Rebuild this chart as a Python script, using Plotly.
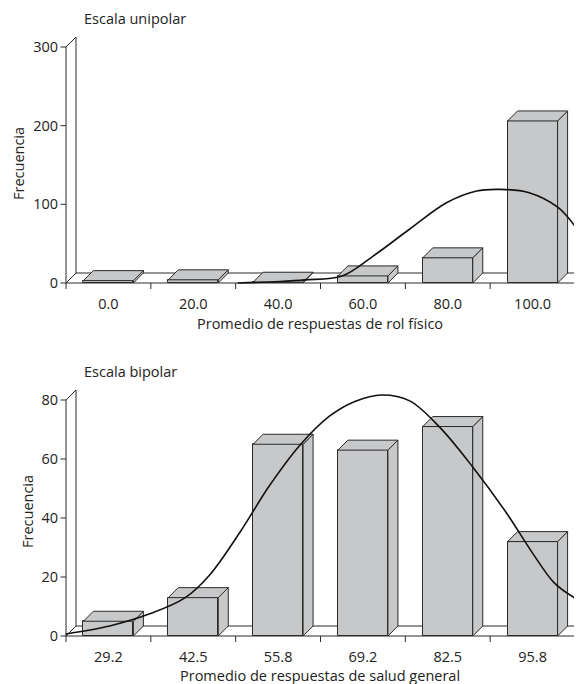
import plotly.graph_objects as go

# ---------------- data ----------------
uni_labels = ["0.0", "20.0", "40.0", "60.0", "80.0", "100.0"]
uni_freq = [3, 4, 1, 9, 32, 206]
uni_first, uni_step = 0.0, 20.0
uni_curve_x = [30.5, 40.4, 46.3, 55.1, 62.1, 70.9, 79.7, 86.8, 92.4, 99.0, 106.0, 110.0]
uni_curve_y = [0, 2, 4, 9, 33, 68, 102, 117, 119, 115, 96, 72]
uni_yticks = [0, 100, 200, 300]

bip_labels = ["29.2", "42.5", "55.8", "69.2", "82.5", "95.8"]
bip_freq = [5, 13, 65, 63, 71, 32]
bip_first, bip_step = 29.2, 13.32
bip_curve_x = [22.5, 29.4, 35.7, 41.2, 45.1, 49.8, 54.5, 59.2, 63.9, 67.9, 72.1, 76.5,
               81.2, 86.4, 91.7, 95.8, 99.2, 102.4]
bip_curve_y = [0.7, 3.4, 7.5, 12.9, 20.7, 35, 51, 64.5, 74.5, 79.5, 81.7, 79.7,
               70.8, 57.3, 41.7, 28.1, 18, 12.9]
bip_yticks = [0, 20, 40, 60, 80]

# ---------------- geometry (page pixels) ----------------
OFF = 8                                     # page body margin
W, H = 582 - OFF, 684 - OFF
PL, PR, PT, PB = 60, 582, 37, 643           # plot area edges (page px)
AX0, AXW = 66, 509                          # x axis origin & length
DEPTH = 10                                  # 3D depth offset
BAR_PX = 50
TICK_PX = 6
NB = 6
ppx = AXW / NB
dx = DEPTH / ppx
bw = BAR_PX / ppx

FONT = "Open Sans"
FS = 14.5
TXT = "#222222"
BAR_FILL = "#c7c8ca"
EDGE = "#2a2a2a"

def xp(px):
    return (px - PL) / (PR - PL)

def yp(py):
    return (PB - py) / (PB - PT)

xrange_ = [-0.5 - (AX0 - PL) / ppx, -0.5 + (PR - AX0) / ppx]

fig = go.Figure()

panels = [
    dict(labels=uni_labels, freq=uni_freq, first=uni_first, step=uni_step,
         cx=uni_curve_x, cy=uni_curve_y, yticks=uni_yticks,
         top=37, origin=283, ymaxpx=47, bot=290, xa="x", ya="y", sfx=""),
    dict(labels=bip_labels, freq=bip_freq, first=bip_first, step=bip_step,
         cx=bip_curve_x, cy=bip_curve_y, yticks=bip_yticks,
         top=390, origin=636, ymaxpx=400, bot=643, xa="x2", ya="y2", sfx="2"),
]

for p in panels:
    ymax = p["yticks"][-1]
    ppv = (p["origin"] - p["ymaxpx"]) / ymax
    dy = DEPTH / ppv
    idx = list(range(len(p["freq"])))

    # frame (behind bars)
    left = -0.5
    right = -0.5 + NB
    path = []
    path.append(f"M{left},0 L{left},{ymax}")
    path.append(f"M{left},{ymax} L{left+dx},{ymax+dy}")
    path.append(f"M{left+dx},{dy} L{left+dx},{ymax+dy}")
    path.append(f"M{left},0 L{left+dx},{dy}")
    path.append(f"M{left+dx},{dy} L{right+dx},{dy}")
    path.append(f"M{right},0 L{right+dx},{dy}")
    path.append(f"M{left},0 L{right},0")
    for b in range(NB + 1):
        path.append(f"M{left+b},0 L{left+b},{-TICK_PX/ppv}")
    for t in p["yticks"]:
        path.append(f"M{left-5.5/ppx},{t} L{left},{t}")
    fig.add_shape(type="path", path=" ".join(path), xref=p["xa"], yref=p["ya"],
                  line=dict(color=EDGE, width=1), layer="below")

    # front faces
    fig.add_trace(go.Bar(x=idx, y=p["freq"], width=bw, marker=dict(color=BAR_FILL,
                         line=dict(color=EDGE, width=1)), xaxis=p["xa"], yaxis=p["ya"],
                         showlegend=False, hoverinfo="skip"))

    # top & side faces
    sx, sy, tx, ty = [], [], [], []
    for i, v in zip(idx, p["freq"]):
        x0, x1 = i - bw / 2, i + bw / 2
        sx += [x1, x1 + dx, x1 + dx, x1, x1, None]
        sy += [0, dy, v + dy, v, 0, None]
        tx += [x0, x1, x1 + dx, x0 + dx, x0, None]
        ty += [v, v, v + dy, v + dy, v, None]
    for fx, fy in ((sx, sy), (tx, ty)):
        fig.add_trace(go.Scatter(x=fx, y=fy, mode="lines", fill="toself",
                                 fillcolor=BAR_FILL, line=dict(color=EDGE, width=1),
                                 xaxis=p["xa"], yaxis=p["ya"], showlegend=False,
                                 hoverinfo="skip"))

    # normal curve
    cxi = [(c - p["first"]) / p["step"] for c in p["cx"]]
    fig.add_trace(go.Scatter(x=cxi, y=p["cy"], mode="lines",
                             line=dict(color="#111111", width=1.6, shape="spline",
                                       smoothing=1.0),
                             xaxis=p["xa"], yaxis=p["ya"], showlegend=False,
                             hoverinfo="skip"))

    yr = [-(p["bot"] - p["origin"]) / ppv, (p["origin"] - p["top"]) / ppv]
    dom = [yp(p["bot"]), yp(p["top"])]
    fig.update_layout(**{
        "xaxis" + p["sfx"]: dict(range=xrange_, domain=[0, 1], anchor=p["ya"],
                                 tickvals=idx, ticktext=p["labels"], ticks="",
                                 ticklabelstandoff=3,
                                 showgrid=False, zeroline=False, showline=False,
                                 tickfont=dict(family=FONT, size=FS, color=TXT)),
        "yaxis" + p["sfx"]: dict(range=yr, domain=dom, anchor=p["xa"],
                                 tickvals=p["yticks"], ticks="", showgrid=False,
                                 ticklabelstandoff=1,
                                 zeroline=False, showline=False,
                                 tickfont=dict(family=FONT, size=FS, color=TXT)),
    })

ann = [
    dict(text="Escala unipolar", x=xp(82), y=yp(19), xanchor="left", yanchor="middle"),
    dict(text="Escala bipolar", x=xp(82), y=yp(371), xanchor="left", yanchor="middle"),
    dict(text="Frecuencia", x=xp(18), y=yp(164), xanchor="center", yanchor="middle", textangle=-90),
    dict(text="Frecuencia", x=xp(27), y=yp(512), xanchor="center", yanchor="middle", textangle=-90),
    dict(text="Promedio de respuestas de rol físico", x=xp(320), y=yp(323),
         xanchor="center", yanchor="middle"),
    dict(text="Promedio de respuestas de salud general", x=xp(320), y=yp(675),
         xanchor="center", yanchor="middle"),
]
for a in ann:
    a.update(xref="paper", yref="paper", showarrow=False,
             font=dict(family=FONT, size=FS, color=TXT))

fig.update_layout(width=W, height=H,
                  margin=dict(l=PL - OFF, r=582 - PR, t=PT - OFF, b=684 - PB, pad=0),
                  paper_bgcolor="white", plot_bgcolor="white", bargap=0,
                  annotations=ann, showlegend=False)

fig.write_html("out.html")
+ + + + +
What the task requires: Return the whole listing, word for word, and leave out every picture.

The output:
Rebuild this chart as a Python script, using Plotly.
import plotly.graph_objects as go

# ---------------- data ----------------
uni_labels = ["0.0", "20.0", "40.0", "60.0", "80.0", "100.0"]
uni_freq = [3, 4, 1, 9, 32, 206]
uni_first, uni_step = 0.0, 20.0
uni_curve_x = [30.5, 40.4, 46.3, 55.1, 62.1, 70.9, 79.7, 86.8, 92.4, 99.0, 106.0, 110.0]
uni_curve_y = [0, 2, 4, 9, 33, 68, 102, 117, 119, 115, 96, 72]
uni_yticks = [0, 100, 200, 300]

bip_labels = ["29.2", "42.5", "55.8", "69.2", "82.5", "95.8"]
bip_freq = [5, 13, 65, 63, 71, 32]
bip_first, bip_step = 29.2, 13.32
bip_curve_x = [22.5, 29.4, 35.7, 41.2, 45.1, 49.8, 54.5, 59.2, 63.9, 67.9, 72.1, 76.5,
               81.2, 86.4, 91.7, 95.8, 99.2, 102.4]
bip_curve_y = [0.7, 3.4, 7.5, 12.9, 20.7, 35, 51, 64.5, 74.5, 79.5, 81.7, 79.7,
               70.8, 57.3, 41.7, 28.1, 18, 12.9]
bip_yticks = [0, 20, 40, 60, 80]

# ---------------- geometry (page pixels) ----------------
OFF = 8                                     # page body margin
W, H = 582 - OFF, 684 - OFF
PL, PR, PT, PB = 60, 582, 37, 643           # plot area edges (page px)
AX0, AXW = 66, 509                          # x axis origin & length
DEPTH = 10                                  # 3D depth offset
BAR_PX = 50
TICK_PX = 6
NB = 6
ppx = AXW / NB
dx = DEPTH / ppx
bw = BAR_PX / ppx

FONT = "Open Sans"
FS = 14.5
TXT = "#222222"
BAR_FILL = "#c7c8ca"
EDGE = "#2a2a2a"

def xp(px):
    return (px - PL) / (PR - PL)

def yp(py):
    return (PB - py) / (PB - PT)

xrange_ = [-0.5 - (AX0 - PL) / ppx, -0.5 + (PR - AX0) / ppx]

fig = go.Figure()

panels = [
    dict(labels=uni_labels, freq=uni_freq, first=uni_first, step=uni_step,
         cx=uni_curve_x, cy=uni_curve_y, yticks=uni_yticks,
         top=37, origin=283, ymaxpx=47, bot=290, xa="x", ya="y", sfx=""),
    dict(labels=bip_labels, freq=bip_freq, first=bip_first, step=bip_step,
         cx=bip_curve_x, cy=bip_curve_y, yticks=bip_yticks,
         top=390, origin=636, ymaxpx=400, bot=643, xa="x2", ya="y2", sfx="2"),
]

for p in panels:
    ymax = p["yticks"][-1]
    ppv = (p["origin"] - p["ymaxpx"]) / ymax
    dy = DEPTH / ppv
    idx = list(range(len(p["freq"])))

    # frame (behind bars)
    left = -0.5
    right = -0.5 + NB
    path = []
    path.append(f"M{left},0 L{left},{ymax}")
    path.append(f"M{left},{ymax} L{left+dx},{ymax+dy}")
    path.append(f"M{left+dx},{dy} L{left+dx},{ymax+dy}")
    path.append(f"M{left},0 L{left+dx},{dy}")
    path.append(f"M{left+dx},{dy} L{right+dx},{dy}")
    path.append(f"M{right},0 L{right+dx},{dy}")
    path.append(f"M{left},0 L{right},0")
    for b in range(NB + 1):
        path.append(f"M{left+b},0 L{left+b},{-TICK_PX/ppv}")
    for t in p["yticks"]:
        path.append(f"M{left-5.5/ppx},{t} L{left},{t}")
    fig.add_shape(type="path", path=" ".join(path), xref=p["xa"], yref=p["ya"],
                  line=dict(color=EDGE, width=1), layer="below")

    # front faces
    fig.add_trace(go.Bar(x=idx, y=p["freq"], width=bw, marker=dict(color=BAR_FILL,
                         line=dict(color=EDGE, width=1)), xaxis=p["xa"], yaxis=p["ya"],
                         showlegend=False, hoverinfo="skip"))

    # top & side faces
    sx, sy, tx, ty = [], [], [], []
    for i, v in zip(idx, p["freq"]):
        x0, x1 = i - bw / 2, i + bw / 2
        sx += [x1, x1 + dx, x1 + dx, x1, x1, None]
        sy += [0, dy, v + dy, v, 0, None]
        tx += [x0, x1, x1 + dx, x0 + dx, x0, None]
        ty += [v, v, v + dy, v + dy, v, None]
    for fx, fy in ((sx, sy), (tx, ty)):
        fig.add_trace(go.Scatter(x=fx, y=fy, mode="lines", fill="toself",
                                 fillcolor=BAR_FILL, line=dict(color=EDGE, width=1),
                                 xaxis=p["xa"], yaxis=p["ya"], showlegend=False,
                                 hoverinfo="skip"))

    # normal curve
    cxi = [(c - p["first"]) / p["step"] for c in p["cx"]]
    fig.add_trace(go.Scatter(x=cxi, y=p["cy"], mode="lines",
                             line=dict(color="#111111", width=1.6, shape="spline",
                                       smoothing=1.0),
                             xaxis=p["xa"], yaxis=p["ya"], showlegend=False,
                             hoverinfo="skip"))

    yr = [-(p["bot"] - p["origin"]) / ppv, (p["origin"] - p["top"]) / ppv]
    dom = [yp(p["bot"]), yp(p["top"])]
    fig.update_layout(**{
        "xaxis" + p["sfx"]: dict(range=xrange_, domain=[0, 1], anchor=p["ya"],
                                 tickvals=idx, ticktext=p["labels"], ticks="",
                                 ticklabelstandoff=3,
                                 showgrid=False, zeroline=False, showline=False,
                                 tickfont=dict(family=FONT, size=FS, color=TXT)),
        "yaxis" + p["sfx"]: dict(range=yr, domain=dom, anchor=p["xa"],
                                 tickvals=p["yticks"], ticks="", showgrid=False,
                                 ticklabelstandoff=1,
                                 zeroline=False, showline=False,
                                 tickfont=dict(family=FONT, size=FS, color=TXT)),
    })

ann = [
    dict(text="Escala unipolar", x=xp(82), y=yp(19), xanchor="left", yanchor="middle"),
    dict(text="Escala bipolar", x=xp(82), y=yp(371), xanchor="left", yanchor="middle"),
    dict(text="Frecuencia", x=xp(18), y=yp(164), xanchor="center", yanchor="middle", textangle=-90),
    dict(text="Frecuencia", x=xp(27), y=yp(512), xanchor="center", yanchor="middle", textangle=-90),
    dict(text="Promedio de respuestas de rol físico", x=xp(320), y=yp(323),
         xanchor="center", yanchor="middle"),
    dict(text="Promedio de respuestas de salud general", x=xp(320), y=yp(675),
         xanchor="center", yanchor="middle"),
]
for a in ann:
    a.update(xref="paper", yref="paper", showarrow=False,
             font=dict(family=FONT, size=FS, color=TXT))

fig.update_layout(width=W, height=H,
                  margin=dict(l=PL - OFF, r=582 - PR, t=PT - OFF, b=684 - PB, pad=0),
                  paper_bgcolor="white", plot_bgcolor="white", bargap=0,
                  annotations=ann, showlegend=False)

fig.write_html("out.html")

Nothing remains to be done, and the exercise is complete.